With a pretty wife, a new baby, and a job reporting for the Washington Herald, Jonathan Seede is the picture of urban respectability. But a secret freelance project is drawing him into places most people never dare to go. Just ten blocks from the White House, on the notorious Fourteenth Street strip, a war is raging over drugs, prostitution, and other deviant behaviors—and Seede is on the front lines.
When his family abruptly leaves him, Seede embarks on a journey into his own dark urges. Along the way, he encounters pimps and hustlers, an accidental hooker, an honest cop, a storefront prophet who deals marijuana, a beautiful teenage runaway, a crack-addicted music legend, an A-list gay activist, and a diminutive billionaire who is searching for the answers to life’s greatest questions in a crystal skull.

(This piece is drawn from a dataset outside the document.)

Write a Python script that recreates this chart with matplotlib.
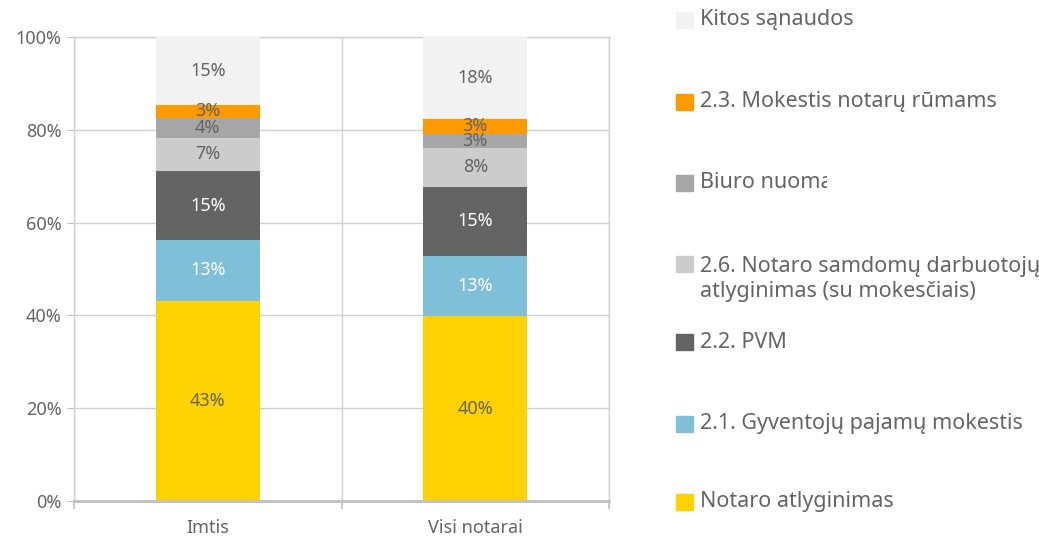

“Mike Sager’s keen, journalistic eye and unique voice transfer to fiction with highly entertaining results. Deviant Behavior is a street-level, symphonic portrait of an American city.” —George Pelecanos, author of The Night Gardener
PUBLISHERS WEEKLY
Sager blends a magnified slice of urban subculture in late 1980s-early '90s Washington, D.C., with a subplot about powerful mystical artifacts. Washington Herald reporter, reluctant new father, "urban pioneer" and druggie Jonathan Seede is working on a book that subverts the Just Say No movement. Things hit a snag when his main source, the Pope of Pot, a "do-gooder" dealer who only sells primo pot, gets framed by dirty cops for dealing coke. One of the pope's possessions a crystal skull rumored to have magical powers ends up in the hands of a runaway who finds shelter in Seede's house. Other characters, like pimp Jamal Alfred and Salem, one of Jamal's girls with a shady past, contribute to the sleazy milieu and provide entr e to the wealthy Bert Metcalfe, who has designs on the crystal skull. Though the supernatural elements are unfortunately muted, Sager studs his dark D.C. tale with sharp observations and an addictive neo-noir sensibility.